- Сними обувь, - так же уверенно произносит он, скрещивая руки на груди.
Я опускаюсь на корточки, чтобы скинуть ботинки и носки. Ах, Мерлин, что же он со мной делает? И почему я возбудился только от того, что снимаю свою собственную одежду?
Когда мои ступни касаются прохладного пола, я выпрямляюсь и вновь смотрю на него.
- А теперь брюки и белье, - командует он.
Я мучаюсь с ремнем, после чего спускаю брюки вниз, выступаю из них, и оставляю лежать там же на полу.
Я стою перед ним абсолютно обнаженный и до невообразимости возбужденный. Он рассматривает меня с видом искусствоведа, оценивающего творение неизвестного скульптора.
- Ты красив, - выдает вердикт он, и моему члену, кажется, этот комплимент особенно нравится, потому что он слегка дергается.
- А теперь, - говорит он, - когда ты готов, ты можешь раздеть меня.
Я выдыхаю ставший раскаленным воздух и протягиваю руки, чтобы расстегнуть застежку его мантии. Когда мне это удается, я откидываю ее куда-то в неизвестность, а затем поступаю так же с рубашкой. Вожусь непозволительно долго с его ремнем, а затем опускаюсь на колени, что развязать шнурки на его ботинках. Мое возбуждение почти болезненно. Разве может один человек довести другого до такого состояния ни разу не притронувшись? Оказывается, может.
Когда он выступает из спущенных мною брюк, мы оказываемся стоящими друг напротив друга. Я с упоением разглядываю его тело. Он возбужден. Само осознание того, что я тому причиной, заводит еще больше.
Он одним шагом преодолевает оставшееся между нами расстояние и впивается поцелуем в мои губы. У меня подкашиваются ноги от внезапности. Я обхватываю его за плечи, чтобы удержать равновесие, а он теснит меня к кровати.
Я почти падаю на нее, придавливаемый его телом.
- Ты представляешь себе, что будет сейчас? - произносит он шепотом, оторвавшись от моих губ и глядя в глаза.
Меня хватает только на то, чтобы немного качнуть головой, но потом я все же произношу.
- Я только читал… в журнале… однажды…
- Я сделаю все так, чтобы тебе было хорошо, - произносит он, - но это будет больно в самом начале.
- Я хочу тебя, - произношу я четко, давая ему понять, что на остальное мне плевать.
Его губы впиваются в мои.
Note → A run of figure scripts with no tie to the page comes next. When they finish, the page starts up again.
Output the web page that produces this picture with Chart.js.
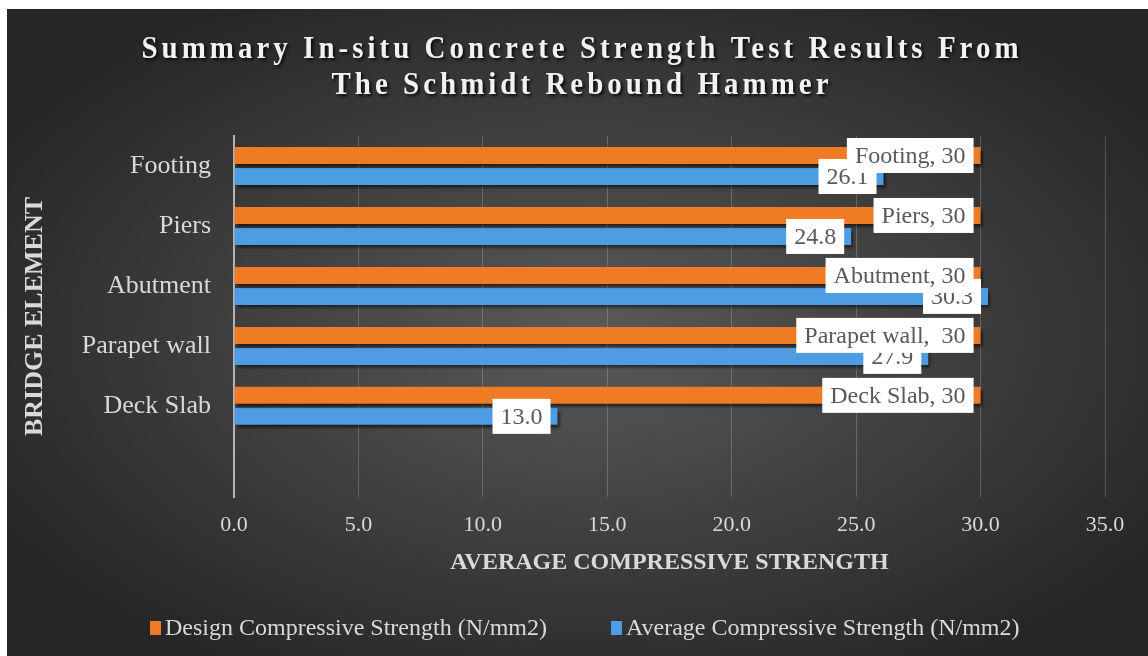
<!DOCTYPE html>
<html><head><meta charset="utf-8">
<script src="https://cdn.jsdelivr.net/npm/chart.js@4/dist/chart.umd.min.js"></script>
<style>html,body{margin:0;padding:0;background:#fff;overflow:hidden}#wrap{width:1148px;height:656px;position:relative}</style>
</head><body><div id="wrap"><canvas id="c" width="1148" height="656"></canvas></div>
<script>
const categories = ['Footing', 'Piers', 'Abutment', 'Parapet wall', 'Deck Slab'];
const designStrength = [30, 30, 30, 30, 30];
const averageStrength = [26.1, 24.8, 30.3, 27.9, 13.0];
const designLabelText = ['Footing, 30', 'Piers, 30', 'Abutment, 30', 'Parapet wall,  30', 'Deck Slab, 30'];
const xTickValues = [0, 5, 10, 15, 20, 25, 30, 35];
const seriesNames = ['Design Compressive Strength (N/mm2)', 'Average Compressive Strength (N/mm2)'];
const titleLines = ['Summary In-situ Concrete Strength Test Results From', 'The Schmidt Rebound Hammer'];
const xAxisTitle = 'AVERAGE COMPRESSIVE STRENGTH';
const yAxisTitle = 'BRIDGE ELEMENT';

const ORANGE = '#f07b25', BLUE = '#4e9de3';
const SERIF = '"Liberation Serif", "Times New Roman", serif';

const bgPlugin = {
  id: 'bg',
  beforeDraw(chart) {
    const ctx = chart.ctx;
    ctx.save();
    ctx.fillStyle = '#fff';
    ctx.fillRect(0, 0, 1148, 656);
    ctx.beginPath();
    ctx.rect(7, 9, 1141, 647);
    ctx.clip();
    ctx.translate(590, 335);
    ctx.scale(1.75, 1);
    const g = ctx.createRadialGradient(0, 0, 0, 0, 0, 390);
    g.addColorStop(0, '#5a5a5a');
    g.addColorStop(1, '#262626');
    ctx.fillStyle = g;
    ctx.fillRect(-400, -400, 800, 800);
    ctx.restore();
    // title
    ctx.save();
    ctx.font = 'bold 29px ' + SERIF;
    ctx.letterSpacing = '4px';
    ctx.textAlign = 'center';
    ctx.textBaseline = 'middle';
    ctx.fillStyle = '#f2f2f2';
    ctx.shadowColor = 'rgba(0,0,0,0.8)';
    ctx.shadowBlur = 3;
    ctx.shadowOffsetX = 2;
    ctx.shadowOffsetY = 2;
    titleLines.forEach((t, i) => {
      ctx.save();
      ctx.translate(582, 50 + i * 36);
      ctx.scale(1, 1.1);
      ctx.fillText(t, 0, 0);
      ctx.restore();
    });
    ctx.restore();
  },
  afterDraw(chart) {
    const ctx = chart.ctx;
    ctx.save();
    ctx.font = '24px ' + SERIF;
    ctx.textBaseline = 'middle';
    ctx.textAlign = 'left';
    const colors = [ORANGE, BLUE];
    const starts = [150, 611];
    seriesNames.forEach((n, i) => {
      ctx.fillStyle = colors[i];
      ctx.fillRect(starts[i], 621, 11, 14);
      ctx.fillStyle = '#d9d9d9';
      ctx.fillText(n, starts[i] + 15, 629);
    });
    ctx.restore();
  }
};

const shadowPlugin = {
  id: 'barShadow',
  beforeDatasetDraw(chart) {
    const ctx = chart.ctx;
    ctx.save();
    ctx.shadowColor = 'rgba(0,0,0,0.6)';
    ctx.shadowBlur = 3;
    ctx.shadowOffsetX = 2;
    ctx.shadowOffsetY = 3;
  },
  afterDatasetDraw(chart) { chart.ctx.restore(); }
};

const labelPlugin = {
  id: 'valueLabels',
  afterDatasetsDraw(chart) {
    const ctx = chart.ctx;
    ctx.save();
    ctx.font = '24px ' + SERIF;
    ctx.textAlign = 'center';
    ctx.textBaseline = 'middle';
    [1, 0].forEach(di => {
      const meta = chart.getDatasetMeta(di);
      meta.data.forEach((el, i) => {
        const text = di === 0 ? designLabelText[i] : averageStrength[i].toFixed(1);
        const w = ctx.measureText(text).width;
        const bw = w + 16, bh = 35;
        const right = el.x - 7;
        const left = right - bw;
        const top = el.y - bh / 2;
        ctx.fillStyle = '#ffffff';
        ctx.fillRect(left, top, bw, bh);
        ctx.fillStyle = '#595959';
        ctx.fillText(text, left + bw / 2, el.y + 1);
      });
    });
    ctx.restore();
  }
};

new Chart(document.getElementById('c'), {
  type: 'bar',
  data: {
    datasets: [
      { label: seriesNames[0], data: designStrength.map((v, i) => ({ x: v, y: i })), backgroundColor: ORANGE },
      { label: seriesNames[1], data: averageStrength.map((v, i) => ({ x: v, y: i })), backgroundColor: BLUE }
    ]
  },
  options: {
    indexAxis: 'y',
    responsive: false,
    animation: false,
    devicePixelRatio: 1,
    categoryPercentage: 0.7,
    barPercentage: 0.81,
    layout: { padding: { top: 136, right: 43, bottom: 0, left: 7 } },
    plugins: { legend: { display: false }, title: { display: false }, tooltip: { enabled: false } },
    scales: {
      x: {
        type: 'linear', min: 0, max: 35, offset: false,
        afterBuildTicks: s => { s.ticks = xTickValues.map(v => ({ value: v })); },
        afterFit: s => { s.height = 159; },
        ticks: { callback: v => Number(v).toFixed(1), color: '#d9d9d9', font: { family: SERIF, size: 22 }, padding: 15, maxRotation: 0 },
        grid: { color: 'rgba(217,217,217,0.25)', lineWidth: 1, drawTicks: false },
        border: { display: false },
        title: { display: true, text: xAxisTitle, color: '#d9d9d9', font: { family: SERIF, size: 24, weight: 'bold' }, padding: { top: 0, bottom: 79 } }
      },
      y: {
        type: 'linear', reverse: true, min: -0.5, max: 5.52, offset: false,
        afterBuildTicks: s => { s.ticks = categories.map((c, i) => ({ value: i })); },
        afterFit: s => { s.width = 227; },
        ticks: { callback: v => categories[v], color: '#d9d9d9', font: { family: SERIF, size: 26 }, padding: 23 },
        grid: { display: false, drawTicks: false, offset: false },
        border: { display: true, color: '#b3b3b3', width: 2 },
        title: { display: true, text: yAxisTitle, color: '#d9d9d9', font: { family: SERIF, size: 26, weight: 'bold' }, padding: { top: 13, bottom: 0 } }
      }
    }
  },
  plugins: [bgPlugin, shadowPlugin, labelPlugin]
});
</script>
</body></html>
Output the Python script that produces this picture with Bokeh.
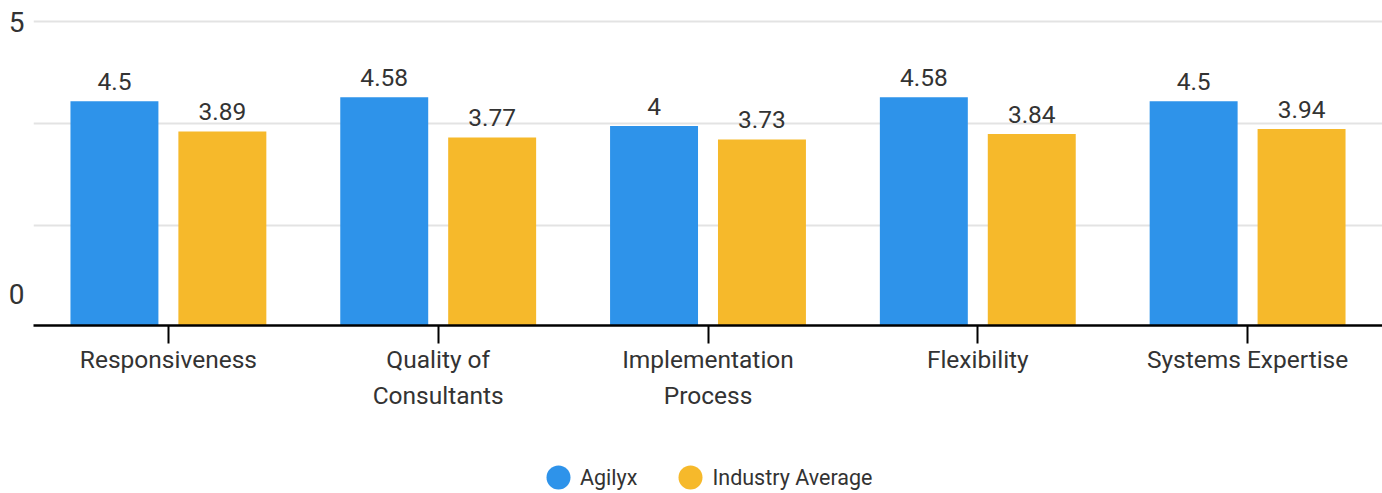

Я в очередной раз понимаю, что сила и власть бывает разной. Моя власть над магией, хоть и вызвала у него восхищение, но не идет ни в какое сравнение с его властью надо мной.
А ведь я не склонен к подчинению. Всю жизнь я делал все всем назло. Назло выигрывал в квиддич, назло говорил правду, когда все ждали, что я промолчу. Даже правила нарушал назло. Видимо до этого момента Его власти в моей жизни было недостаточно, чтобы я, наконец, осознал, что значит подчиняться.
Я не могу просто лежать, я должен что-то делать. Когда я прихожу к этой мысли, то с удивлением обнаруживаю, что мои руки по-хозяйски гладят его тело. А я, оказывается, привык. Он целует каждый сантиметр моей кожи, изучая и находя все новые чувствительные места.
Мой разум не желает сосредотачиваться ни на чем конкретном. Я не могу ощущать его руки на своем теле. Если я закрою глаза, то не смогу сказать, где он меня касается. Не потому, что у меня вдруг отказали чувства, а потому, что я чувствую его везде. Каждым кусочком своей кожи, который он целует, к которому прикасается.
Сейчас все совсем не так, как было у нас до этого. Даже захоти я, я бы не смог перенять инициативу. Но я понимаю, что сейчас не хочу этого делать. Я вспоминаю, как подумал во время ссоры с Сириусом, что Северус - единственный человек, решившийся сделать меня своим.
- Я твой, - тихо говорю я. И слышу в ответ стон. - Только твой. Ничей больше…
- Я знаю, - говорит он, поднимая на меня взгляд, - знаю…
Просто «я знаю». Но нет в мире слов, которые я хотел бы услышать больше, чем это его короткое «я знаю».
Он проходит губами по моему животу. А потом проводит языком у торчащей косточки тазобедренного сустава, и я вскрикиваю. Мои глаза закрыты, и возникшая за прикрытыми веками радуга лениво расползается.
Он вдруг отрывается от меня. Оказывается для того, чтобы нависнуть надо мной, глядя в глаза, после чего протянув руку к прикроватной тумбе, чтобы взять с нее флакон с непонятного вида субстанцией. Он развинчивает крышечку, а я слежу за каждым его движением.